* PROBLEM TO SOLVE
Pictures excluded, reproduce exactly the lines below from the one with "Reproduce this chart with matplotlib." through the one with "3.5, 4.0, 4.5]", both included.

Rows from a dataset
--- Begin ---
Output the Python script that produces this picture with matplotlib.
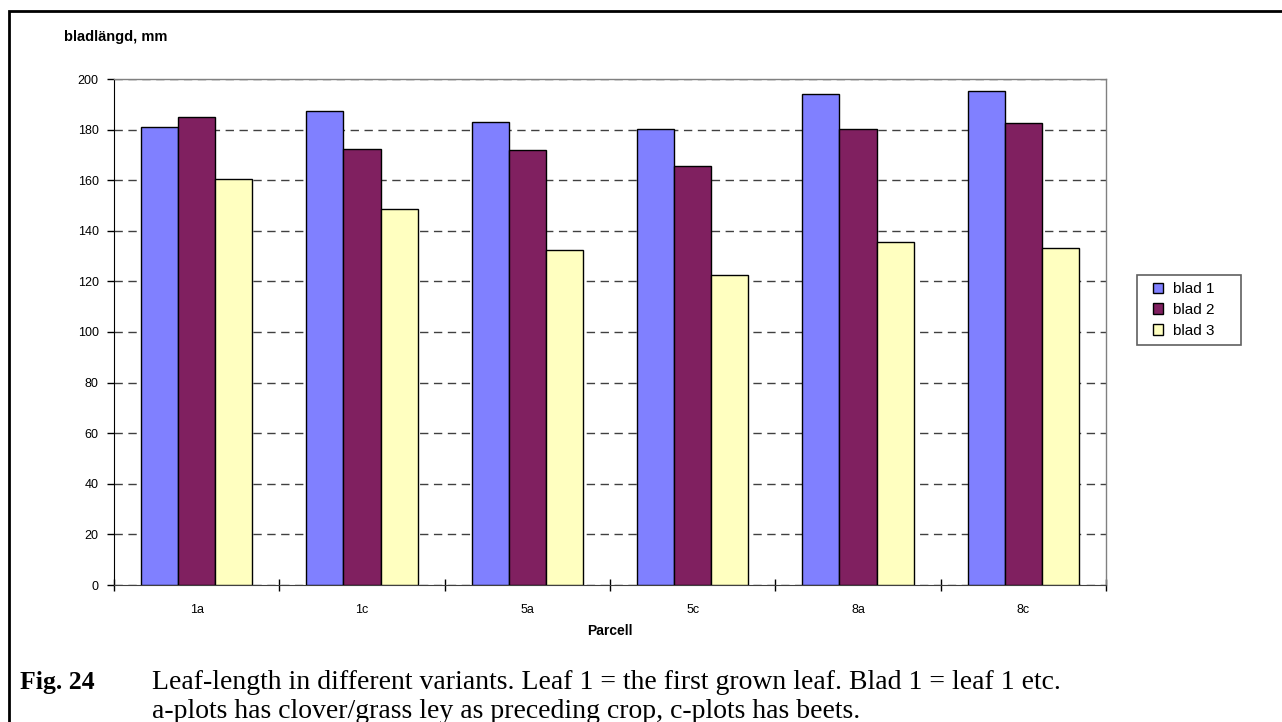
import numpy as np
import matplotlib
matplotlib.use("Agg")
import matplotlib.pyplot as plt
from matplotlib.patches import Rectangle

# leaf length per plot, mm
parcels = ["1a", "1c", "5a", "5c", "8a", "8c"]
blad1 = [181.0, 187.5, 183.1, 180.2, 193.9, 195.1]
blad2 = [184.8, 172.2, 171.8, 165.8, 180.2, 182.5]
blad3 = [160.3, 148.7, 132.6, 122.5, 135.7, 133.2]
series_names = ["blad 1", "blad 2", "blad 3"]
series_colors = ["#8080FF", "#802060", "#FFFFC0"]
yticks = list(range(0, 201, 20))

W, H = 1282, 722
plt.rcParams["font.family"] = ["Liberation Sans", "DejaVu Sans"]

fig = plt.figure(figsize=(W / 100, H / 100), dpi=100)
fig.patch.set_facecolor("white")

# outer frame around the chart (runs off the right and bottom)
fig.add_artist(Rectangle((9 / W, -0.2), 1.2, 1.2 - 11 / H,
                         transform=fig.transFigure, fill=False,
                         edgecolor="black", linewidth=2.0))

ax_l, ax_r, ax_t, ax_b = 114, 1106, 79, 585
ax = fig.add_axes([ax_l / W, 1 - ax_b / H, (ax_r - ax_l) / W, (ax_b - ax_t) / H])

x = np.arange(len(parcels))
bw = 0.225
for i, (vals, name, col) in enumerate(zip([blad1, blad2, blad3], series_names, series_colors)):
    ax.bar(x + (i - 1) * bw, vals, width=bw, color=col, edgecolor="black",
           linewidth=1.0, label=name, zorder=3)

ax.set_xlim(-0.5, len(parcels) - 0.5)
ax.set_ylim(0, 200)
ax.set_yticks(yticks)
ax.yaxis.grid(True, linestyle=(0, (6, 4)), color="#404040", linewidth=1.0, zorder=0)
ax.set_axisbelow(True)

# category boundaries get the tick marks, labels sit at the centres
ax.set_xticks(np.arange(-0.5, len(parcels), 1.0))
ax.set_xticklabels([])
ax.set_xticks(x, minor=True)
ax.set_xticklabels(parcels, minor=True)
ax.tick_params(axis="x", which="major", direction="inout", length=9, width=1, color="black")
ax.tick_params(axis="x", which="minor", length=0, pad=14, labelsize=9)
ax.tick_params(axis="y", direction="out", length=5, width=1, pad=6, labelsize=9)

for side in ["top", "right"]:
    ax.spines[side].set_color("#808080")
    ax.spines[side].set_linewidth(1.0)
ax.spines["left"].set_color("black")
ax.spines["bottom"].set_color("#404040")

fig.text(64 / W, 1 - 37 / H, "bladlängd, mm", fontsize=10.5, fontweight="bold",
         ha="left", va="center")
fig.text(610 / W, 1 - 631 / H, "Parcell", fontsize=10, fontweight="bold",
         ha="center", va="center")

# legend entries without their own frame; the box is drawn separately
leg_fs = 11
leg_px = leg_fs * 100 / 72
leg = fig.legend(loc="center left", bbox_to_anchor=((1153 - 0.2 * leg_px) / W, 1 - 310 / H),
                 frameon=False, fontsize=leg_fs, handlelength=0.68, handleheight=0.68,
                 handletextpad=0.6, borderpad=0.2, borderaxespad=0, labelspacing=0.45)
fig.add_artist(Rectangle((1137 / W, 1 - 345 / H), 104 / W, 70 / H,
                         transform=fig.transFigure, fill=False,
                         edgecolor="#606060", linewidth=1.2))

# caption below the chart
serif = ["Liberation Serif", "DejaVu Serif"]
fig.text(20 / W, 1 - 689 / H, "Fig. 24", fontsize=18.5, fontweight="bold",
         family=serif, ha="left", va="baseline")
fig.text(152 / W, 1 - 689 / H,
         "Leaf-length in different variants. Leaf 1 = the first grown leaf. Blad 1 = leaf 1 etc.",
         fontsize=20, family=serif, ha="left", va="baseline")
fig.text(152 / W, 1 - 718 / H,
         "a-plots has clover/grass ley as preceding crop, c-plots has beets.",
         fontsize=20, family=serif, ha="left", va="baseline")

fig.savefig("out.png", dpi=100, facecolor="white")
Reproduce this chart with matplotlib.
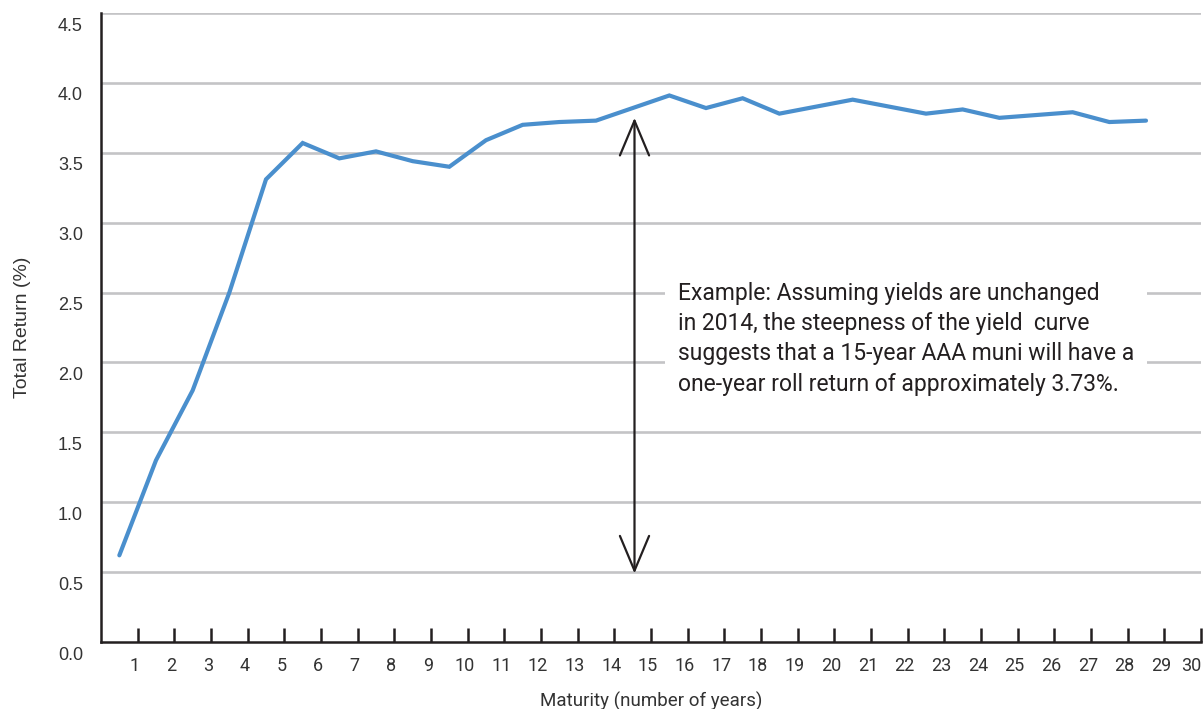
import matplotlib
matplotlib.use("Agg")
import matplotlib.pyplot as plt
import matplotlib.transforms as mtransforms
import numpy as np

# one-year roll return by maturity (years), AAA muni curve
maturity = [0.5, 1.5, 2.5, 3.5, 4.5, 5.5, 6.5, 7.5, 8.5, 9.5,
            10.5, 11.5, 12.5, 13.5, 14.5, 15.5, 16.5, 17.5, 18.5, 19.5,
            20.5, 21.5, 22.5, 23.5, 24.5, 25.5, 26.5, 27.5, 28.5]
total_return = [0.62, 1.30, 1.80, 2.50, 3.31, 3.57, 3.46, 3.51, 3.44, 3.40,
                3.59, 3.70, 3.72, 3.73, 3.82, 3.91, 3.82, 3.89, 3.78, 3.83,
                3.88, 3.83, 3.78, 3.81, 3.75, 3.77, 3.79, 3.72, 3.73]

x_ticks = list(range(1, 31))
y_ticks = [0.0, 0.5, 1.0, 1.5, 2.0, 2.5, 3.0, 3.5, 4.0, 4.5]

arrow_x = 14.55
arrow_span = (0.49, 3.75)
note = ("Example: Assuming yields are unchanged\n"
        "in 2014, the steepness of the yield  curve\n"
        "suggests that a 15-year AAA muni will have a\n"
        "one-year roll return of approximately 3.73%.")

ink = "#231f20"
label_grey = "#333333"
plt.rcParams['font.family'] = ['Roboto', 'DejaVu Sans']

fig = plt.figure(figsize=(12.04, 7.09), dpi=100)
ax = fig.add_axes([101 / 1204, 1 - 642 / 709, 1100 / 1204, 629 / 709])

# horizontal gridlines, skipping the baseline
for y in y_ticks[1:]:
    ax.axhline(y, color="#c4c4c6", lw=1.9, zorder=1)

ax.plot(maturity, total_return, color="#4a8fcd", lw=3.0,
        solid_joinstyle="miter", solid_capstyle="round", zorder=3)

# double-headed arrow with open heads
ax.annotate("", xy=(arrow_x, arrow_span[1]), xytext=(arrow_x, arrow_span[0]),
            arrowprops=dict(arrowstyle="<->,head_length=2.5,head_width=1.05",
                            color=ink, lw=1.6, shrinkA=0, shrinkB=0),
            zorder=4)

ax.text(15.73, 2.17, note, fontsize=16.5, color=ink, linespacing=1.41,
        va="center", ha="left", zorder=5,
        bbox=dict(facecolor="white", edgecolor="none", pad=9))

ax.set_xlim(0, 30)
ax.set_ylim(0, 4.5)

for side in ("top", "right"):
    ax.spines[side].set_visible(False)
for side in ("left", "bottom"):
    ax.spines[side].set_color(ink)
    ax.spines[side].set_linewidth(1.8)

ax.set_xticks(x_ticks)
ax.set_xticklabels([str(t) for t in x_ticks])
ax.tick_params(axis="x", direction="in", length=10, width=1.8, color=ink,
               pad=11, labelsize=13, labelcolor=label_grey)
xshift = mtransforms.ScaledTranslation(-3 / 100, 0, fig.dpi_scale_trans)
last_shift = mtransforms.ScaledTranslation(-10 / 100, 0, fig.dpi_scale_trans)
xlabels = ax.get_xticklabels()
for lbl in xlabels[:-1]:
    lbl.set_transform(lbl.get_transform() + xshift)
xlabels[-1].set_transform(xlabels[-1].get_transform() + last_shift)

ax.set_yticks(y_ticks)
ax.set_yticklabels([f"{t:.1f}" for t in y_ticks], family="Liberation Sans")
ax.tick_params(axis="y", length=0, pad=13, labelsize=13, labelcolor=label_grey)
yshift = mtransforms.ScaledTranslation(0, -11 / 100, fig.dpi_scale_trans)
for lbl in ax.get_yticklabels():
    lbl.set_transform(lbl.get_transform() + yshift)

ax.set_xlabel("Maturity (number of years)", fontsize=13.5, color=label_grey,
              labelpad=12)
ax.set_ylabel("Total Return (%)", fontsize=14, color=label_grey,
              family="Liberation Sans", labelpad=19.5)

fig.savefig("out.png", dpi=100)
--- End ---
* ANSWER TO THIS EXERCISE
Reproduce this chart with matplotlib.
import matplotlib
matplotlib.use("Agg")
import matplotlib.pyplot as plt
import matplotlib.transforms as mtransforms
import numpy as np

# one-year roll return by maturity (years), AAA muni curve
maturity = [0.5, 1.5, 2.5, 3.5, 4.5, 5.5, 6.5, 7.5, 8.5, 9.5,
            10.5, 11.5, 12.5, 13.5, 14.5, 15.5, 16.5, 17.5, 18.5, 19.5,
            20.5, 21.5, 22.5, 23.5, 24.5, 25.5, 26.5, 27.5, 28.5]
total_return = [0.62, 1.30, 1.80, 2.50, 3.31, 3.57, 3.46, 3.51, 3.44, 3.40,
                3.59, 3.70, 3.72, 3.73, 3.82, 3.91, 3.82, 3.89, 3.78, 3.83,
                3.88, 3.83, 3.78, 3.81, 3.75, 3.77, 3.79, 3.72, 3.73]

x_ticks = list(range(1, 31))
y_ticks = [0.0, 0.5, 1.0, 1.5, 2.0, 2.5, 3.0, 3.5, 4.0, 4.5]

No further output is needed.